C. Core-Collapse Supernova (CCSN) Detection

• Signal: Detection of MeV-scale electron anti-neutrinos via inverse beta decay.
• Method: Since individual MeV tracks are too short for reconstruction, the system monitors excesses of hit coincidences within single DOMs.
• Pipelines:
  1. Real-time: Monitors coincidence levels and alerts the SNEWS 2.0 network upon significant excess.
  2. Quasi-online: Performs detailed analysis on accumulated statistics to reconstruct light curves and arrival times (currently in testing).
  3. Triggered Follow-up: Re-analyzes archival data upon external CCSN triggers.

D. Autonomous Neutrino Alert System

• Selection Strategies:
  1. High-Energy Selection: Targets well-reconstructed, upgoing, high-energy track-like events.
  2. Multiplet Selection: Targets pairs of events from compatible sky directions within short time windows (indicating flaring sources).
• False Alert Rate (FAR) Calculation:
  • Integral FAR: Counts background events with more extreme parameters in multi-dimensional space.
  • Hyper FAR: Introduced to solve degeneracies in the selection space.

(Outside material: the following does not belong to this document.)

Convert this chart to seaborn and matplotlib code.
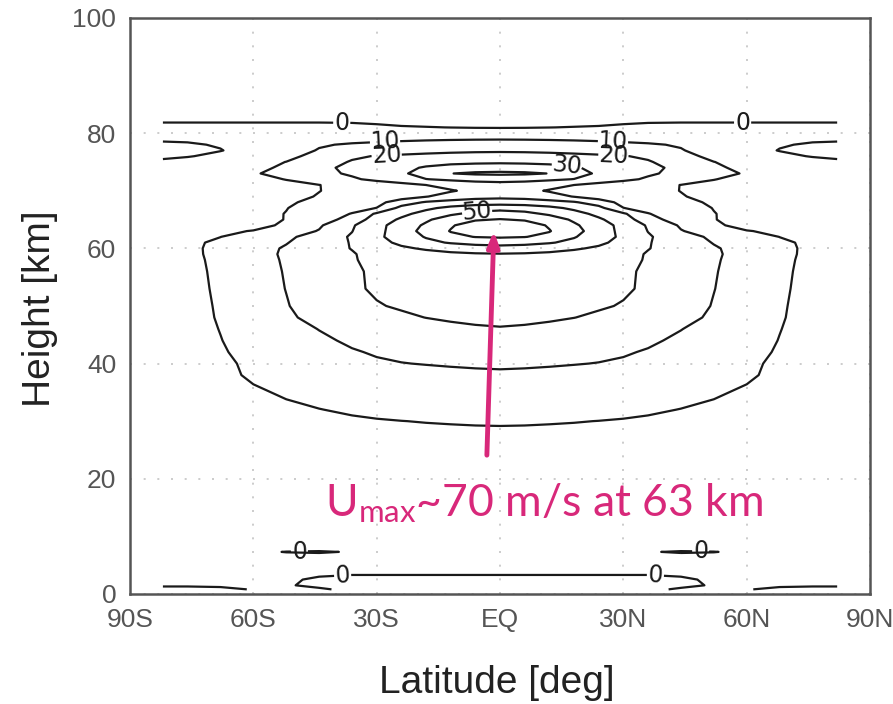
import numpy as np
import matplotlib
matplotlib.use("Agg")
import matplotlib.pyplot as plt
import seaborn as sns

# Zonal-mean zonal wind [m/s] on a latitude-height grid (northern half).
# The field is symmetric about the equator and mirrored to the south below.
lat_north = [0, 6, 12, 18, 24, 30, 36, 44, 52, 60, 68, 76, 82]
height_km = [0.8, 1.5, 2.5, 3.5, 4.5, 6.5, 7.3, 8, 12, 18, 24, 28,
             30, 32, 35, 38, 40, 42, 44, 46, 48, 50, 53, 56, 58,
             59, 60, 61, 62, 63, 64, 65, 66, 67, 68, 69, 70, 71, 72,
             73, 74, 75, 76, 77, 78, 79, 80, 81, 82, 84, 88]
u_north = [
    [-0.5, -0.5, -0.5, -0.5, -0.5, -0.5, -0.5, 0.3, 0.5, 0.1, -0.4, -0.5, -0.5],
    [-0.6, -0.6, -0.6, -0.6, -0.6, -0.6, -0.6, -0.5, 0.2, 0.4, 0.3, 0.2, 0.2],
    [-0.4, -0.4, -0.4, -0.4, -0.4, -0.4, -0.4, -0.3, 0.3, 0.5, 0.5, 0.4, 0.4],
    [0.1, 0.1, 0.1, 0.1, 0.1, 0.1, 0.1, 0.3, 0.6, 0.7, 0.6, 0.5, 0.5],
    [0.5, 0.5, 0.5, 0.5, 0.5, 0.5, 0.5, 0.6, 0.8, 0.9, 0.8, 0.7, 0.7],
    [1.2, 1.2, 1.2, 1.2, 1.1, 1.1, 1.0, 1.0, 1.0, 1.0, 0.9, 0.8, 0.8],
    [1.5, 1.5, 1.5, 1.4, 1.3, 1.0, 0.2, -0.3, -0.1, 0.6, 0.8, 0.8, 0.8],
    [1.7, 1.7, 1.7, 1.6, 1.5, 1.4, 1.3, 1.2, 1.2, 1.1, 1.0, 0.9, 0.9],
    [2.8, 2.8, 2.7, 2.6, 2.5, 2.3, 2.1, 1.9, 1.7, 1.5, 1.3, 1.1, 1.0],
    [4.6, 4.6, 4.5, 4.4, 4.2, 4.0, 3.7, 3.3, 2.9, 2.5, 2.0, 1.5, 1.2],
    [7.2, 7.2, 7.1, 6.9, 6.7, 6.4, 6.0, 5.4, 4.7, 3.9, 3.0, 2.0, 1.5],
    [9.3, 9.25, 9.2, 9.1, 9.0, 8.8, 8.5, 8.0, 7.3, 6.3, 5.0, 3.2, 2.2],
    [10.5, 10.45, 10.3, 10.15, 9.95, 9.7, 9.4, 8.8, 8.0, 7.0, 5.5, 3.5, 2.5],
    [12.5, 12.4, 12.2, 11.9, 11.5, 11.1, 10.6, 9.9, 9.1, 8.0, 6.5, 4.5, 3.3],
    [15.5, 15.3, 15.0, 14.5, 14.0, 13.3, 12.6, 11.6, 10.6, 9.3, 7.5, 5.3, 4.0],
    [18.8, 18.6, 18.2, 17.6, 16.9, 16.1, 15.2, 14.0, 12.6, 10.8, 8.6, 6.0, 4.5],
    [21.2, 21.0, 20.7, 20.3, 19.8, 19.1, 18.2, 16.6, 14.5, 11.4, 8.6, 6.6, 5.0],
    [23.8, 23.6, 23.2, 22.5, 21.7, 20.7, 19.4, 17.2, 14.8, 12.2, 9.3, 6.8, 5.2],
    [26.5, 26.2, 25.6, 24.8, 23.8, 22.6, 21.2, 18.6, 15.8, 13.0, 9.8, 7.0, 5.4],
    [29.5, 29.1, 28.3, 27.2, 25.9, 24.4, 22.8, 20.2, 17.0, 14.0, 10.2, 7.2, 5.6],
    [32.0, 31.6, 31.0, 30.1, 28.8, 27.2, 25.4, 22.6, 18.6, 14.8, 10.6, 7.4, 5.8],
    [33.5, 33.2, 32.6, 31.8, 30.8, 29.5, 27.5, 24.2, 19.5, 15.2, 10.8, 7.5, 5.9],
    [35.2, 34.9, 34.3, 33.4, 32.3, 31.0, 28.8, 25.2, 20.2, 15.6, 11.2, 7.6, 6.0],
    [37.0, 36.6, 35.8, 34.6, 33.2, 31.2, 28.9, 25.5, 20.6, 16.0, 11.5, 7.8, 6.2],
    [38.5, 38.1, 37.2, 35.9, 34.3, 32.3, 29.3, 26.0, 21.0, 16.3, 11.8, 8.0, 6.4],
    [39.5, 39.1, 38.2, 36.8, 35.0, 32.7, 29.4, 26.2, 21.3, 16.5, 12.0, 8.2, 6.5],
    [46.0, 45.3, 43.6, 41.2, 38.5, 35.0, 30.3, 26.3, 21.0, 16.2, 12.0, 8.3, 6.5],
    [54.0, 53.0, 50.8, 47.5, 42.0, 36.8, 30.5, 25.8, 19.5, 15.5, 11.6, 8.2, 6.4],
    [61.0, 60.3, 57.5, 50.7, 44.5, 38.0, 30.8, 25.5, 17.5, 14.5, 9.9, 7.8, 6.2],
    [69.5, 68.0, 60.5, 53.0, 45.5, 37.0, 29.8, 20.5, 15.6, 10.2, 9.2, 7.5, 6.0],
    [66.0, 64.8, 59.0, 51.5, 44.5, 37.0, 29.0, 18.8, 10.8, 8.5, 7.8, 7.0, 5.8],
    [60.5, 59.0, 55.0, 48.5, 41.5, 34.5, 24.5, 14.5, 10.2, 8.0, 7.2, 6.5, 5.5],
    [54.0, 52.5, 48.5, 43.5, 37.5, 31.5, 20.5, 14.0, 10.2, 7.8, 7.0, 6.3, 5.3],
    [47.0, 45.8, 42.5, 38.0, 33.0, 20.2, 16.5, 13.0, 9.8, 7.6, 6.8, 6.2, 5.2],
    [35.0, 34.5, 33.0, 31.0, 25.0, 17.0, 14.5, 11.5, 9.2, 7.4, 6.6, 6.1, 5.1],
    [27.5, 26.8, 24.5, 19.5, 15.5, 13.5, 12.0, 10.3, 8.6, 7.2, 6.5, 6.0, 5.0],
    [25.5, 23.0, 19.0, 16.0, 14.0, 12.8, 11.6, 9.9, 8.4, 7.1, 6.4, 5.8, 4.8],
    [27.0, 26.2, 24.0, 20.0, 16.5, 14.0, 12.2, 9.9, 8.5, 7.3, 6.5, 5.9, 4.9],
    [33.0, 32.6, 31.5, 29.8, 26.5, 22.5, 18.5, 13.5, 10.2, 8.2, 6.8, 6.0, 5.0],
    [42.0, 41.5, 39.8, 34.0, 28.5, 25.0, 21.5, 17.0, 12.5, 9.3, 7.0, 6.0, 5.0],
    [35.0, 34.6, 33.5, 31.0, 27.5, 24.5, 22.0, 18.0, 11.0, 8.5, 6.5, 5.5, 4.5],
    [28.5, 28.2, 27.5, 26.5, 25.0, 23.5, 20.8, 15.5, 10.1, 7.6, 5.8, 3.0, 1.5],
    [24.0, 23.8, 23.3, 22.5, 21.5, 20.5, 18.5, 12.5, 8.0, 4.5, 2.0, -0.5, -1.5],
    [18.5, 18.3, 17.8, 17.0, 16.0, 14.8, 13.2, 10.5, 6.5, 3.0, -0.3, -2.0, -2.5],
    [14.0, 13.9, 13.6, 13.1, 12.4, 11.6, 10.8, 9.3, 5.5, 2.8, 0.6, -0.8, -1.2],
    [9.5, 9.4, 9.2, 8.9, 8.5, 8.0, 7.5, 6.6, 5.0, 3.5, 2.2, 1.2, 1.0],
    [5.0, 5.0, 4.9, 4.7, 4.5, 4.3, 4.0, 3.6, 3.0, 2.4, 1.8, 1.3, 1.2],
    [-0.5, -0.4, -0.1, 0.3, 0.6, 1.0, 1.4, 1.6, 1.6, 1.6, 1.6, 1.6, 1.6],
    [-3.0, -3.0, -2.8, -2.5, -1.8, -0.8, -0.4, -0.3, -0.3, -0.3, -0.3, -0.3, -0.3],
    [-6.0, -6.0, -5.8, -5.5, -5.0, -4.5, -4.0, -3.5, -3.0, -3.0, -3.0, -3.0, -3.0],
    [-10.0, -10.0, -9.8, -9.5, -9.0, -8.5, -8.0, -7.5, -7.0, -7.0, -7.0, -7.0, -7.0],
]

contour_levels = [0, 10, 20, 30, 40, 50, 60, 70]
lat_ticks = [-90, -60, -30, 0, 30, 60, 90]
lat_tick_labels = ["90S", "60S", "30S", "EQ", "30N", "60N", "90N"]
height_ticks = [0, 20, 40, 60, 80, 100]

umax_speed = 70      # m/s
umax_height = 63     # km
umax_lat = -1.5      # deg

# ---- build the full (south + north) field ----
u_half = np.array(u_north)
lat_full = np.concatenate([-np.array(lat_north[:0:-1]), np.array(lat_north)])
u_full = np.hstack([u_half[:, :0:-1], u_half])
z = np.array(height_km)

# ---- style ----
sns.set_style("white")
plt.rcParams["font.family"] = ["Liberation Sans", "DejaVu Sans"]
plt.rcParams["mathtext.fontset"] = "custom"
plt.rcParams["mathtext.rm"] = "Lato"
plt.rcParams["mathtext.it"] = "Lato"

fig = plt.figure(figsize=(8.93, 7.04), dpi=100)
ax = fig.add_axes([0.1456, 0.1563, 0.8287, 0.8182])

frame_col = "#555555"
for s in ax.spines.values():
    s.set_color(frame_col)
    s.set_linewidth(1.8)

ax.set_xlim(-90, 90)
ax.set_ylim(0, 100)
ax.set_xticks(lat_ticks)
ax.set_xticklabels(lat_tick_labels)
ax.set_yticks(height_ticks)
ax.tick_params(direction="out", length=6, width=1.2, color=frame_col,
               labelsize=19, labelcolor="#555555", pad=4)

ax.grid(True, color="#c4c4c4", linestyle=(0, (1.2, 7)), linewidth=1.2)
ax.set_axisbelow(True)

cs = ax.contour(lat_full, z, u_full, levels=contour_levels,
                colors="#1a1a1a", linewidths=1.6)

# inline labels on selected contours (nearest line to each spot is labelled)
label_spots = [(-38.5, 82.0), (59.0, 82.0), (-38.3, 3.4), (37.8, 3.4),
               (-48.8, 7.3), (48.8, 7.3),
               (-28.0, 79.0), (27.5, 79.0),
               (-27.6, 76.6), (27.6, 76.6),
               (16.3, 74.8),
               (-5.6, 66.6)]
txts = ax.clabel(cs, levels=contour_levels, manual=label_spots, inline=True,
                 inline_spacing=2, fmt="%d", fontsize=17, colors="#1a1a1a")
for t in txts:
    t.set_fontfamily(["DejaVu Sans"])

ax.set_xlabel("Latitude [deg]", fontsize=28, color="#222222",
              ha="center", va="center")
ax.xaxis.set_label_coords(0.496, -0.1545)
ax.set_ylabel("Height [km]", fontsize=28, color="#222222",
              ha="center", va="center")
ax.yaxis.set_label_coords(-0.1210, 0.495)

# ---- annotation of the jet core ----
pink = "#d8287a"
ax.annotate("", xy=(umax_lat, umax_height), xytext=(-3.2, 24.1),
            arrowprops=dict(arrowstyle="-|>,head_length=0.9,head_width=0.35",
                            color=pink, lw=3.5, shrinkA=0, shrinkB=0))
ax.text(-42.6, 13.6,
        r"U$_{\mathrm{max}}$" + f"~{umax_speed} m/s at {umax_height} km",
        fontsize=32, color=pink, ha="left", va="baseline",
        fontfamily=["Lato", "DejaVu Sans"])

fig.savefig("out.png", dpi=100)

It counts background events with an Integral FAR equal to or lower than the candidate, effectively reducing the problem to one dimension to control the physical alert rate.
• Sky Localization: Uses on-the-fly simulations (re-sampling detected events) to generate HEALPix probability sky maps and containment radii (50%, 68%, 90%) with a latency of 1.5–2 minutes.
• Counterpart Identification: An "astro module" cross-correlates sky maps with astrophysical catalogs (e.g., 2RXS, 4FGL-DR4) to rank candidate sources based on probability density, brightness, and variability.

3. Key Contributions

• Low-Latency Framework: Successfully implemented a system with sub-15-second processing latency for event reconstruction and classification.
• Advanced Statistical Metrics: Developed the Hyper FAR metric to ensure a controlled, predictable alert emission rate, overcoming limitations of multi-dimensional background estimation.
• Automated Multi-Messenger Integration: Created a fully automated pipeline that not only follows up external alerts but also autonomously generates and distributes GCN notices for internal discoveries.
• Real-Time CCSN Monitoring: Established a multi-tiered pipeline for detecting supernova bursts, including integration with the SNEWS 2.0 network.
• Astrophysical Prioritization: Integrated a module that automatically ranks potential electromagnetic counterparts to facilitate rapid follow-up observations.

4. Results

• External Alerts: As of the report, 3,550 external alerts have been analyzed. No significant neutrino counterparts have been observed. The number of analyses exceeding $2\sigma$, $2.5\sigma$, and $3\sigma$ thresholds is consistent with background expectations.
• CCSN Sensitivity: Current configurations are sensitive to the vast majority of potential CCSN candidates in the Milky Way. Full configuration (ARCA230/ORCA115) will achieve complete Galactic sensitivity.
• Alert System Status: The system is in advanced commissioning. The expected alert rate is 1–2 events per month.
• Timeline: Public distribution of GCN notices is scheduled to begin by Summer 2026.

5. Significance

The KM3NeT real-time analysis framework represents a major milestone in the global multi-messenger network. By combining a wide field of view, nearly continuous duty cycles, and autonomous low-latency processing, KM3NeT is transitioning from a data-taking instrument to an active participant in real-time astronomy.

• Coordination: It enables rapid, coordinated observations with partner observatories (gamma-ray, gravitational wave, and radio telescopes).
• Discovery Potential: The ability to autonomously identify and distribute alerts for high-energy cosmic neutrinos and supernova bursts significantly increases the probability of capturing transient, fast-fading astrophysical phenomena.
• Future Outlook: As the detector expands toward its full configuration, KM3NeT is poised to become a leading facility for real-time neutrino astronomy and multi-messenger discovery.